Since this week is going to be REALLY busy, I cooked a big batch of brown rice to eat this week. It's great with stir-fry, or mixed into soup.

I am rice-challenged (if I cook it on the stove top it's either too mush or burned). Fortunately, Good Eats came to my rescue with a recipe for baked brown rice. It couldn't be any easier.

Preheat the oven to 350 degrees. Spray a 9x9 baking dish with cooking spray and set aside.
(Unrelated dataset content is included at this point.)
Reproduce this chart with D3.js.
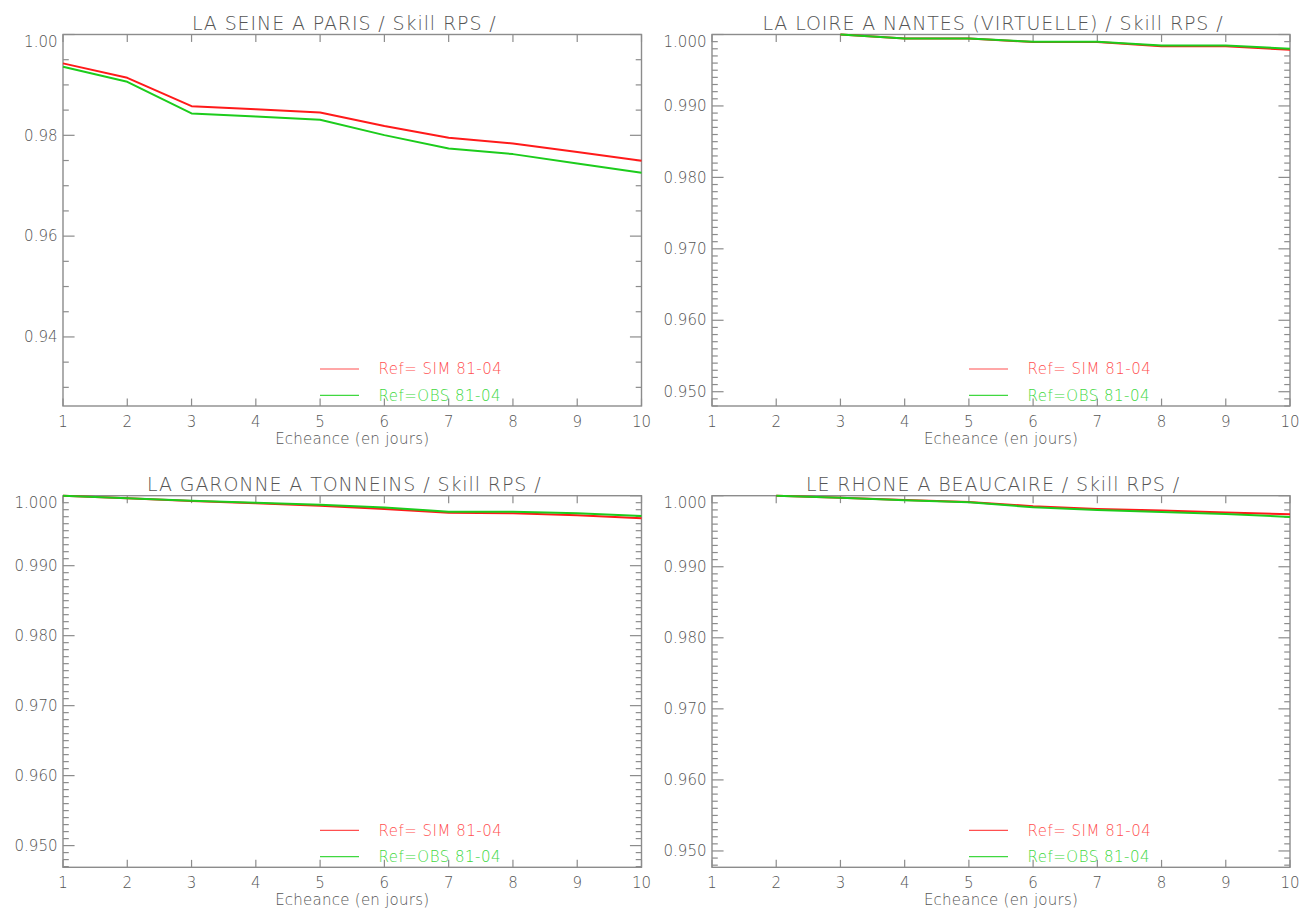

Then bring 2 1/2 cups of stock to a boil (don't use water-stock is so much tastier).

In the meantime, measure 1 1/2 cups of rice and pour it into the baking dish.

Wait for the stock to boil (don't watch it or it won't boil ;-)).

Once it's boiling, kill the heat, and pour the stock into the baking dish. Stir the stock and rice together.

Cover with aluminum foil and bake for 1 hour.

See, perfectly cooked rice!


Be sure to fluff it with a fork before serving (or storing).

This recipe makes 4-6 servings (depending on how hungry you are).

Baked Brown Rice
1 1/2 cups of brown rice
2 1/2 cups of stock

Preheat oven to 350 degrees. Spray a 9x9 oven-proof baking dish with non-stick spray. Bring the stock to a boil. Once stock in boiling, pour into baking dish and stir in brown rice. Cover dish with aluminum foil and bake for 1 hour. Remove from oven and fluff with a fork before serving.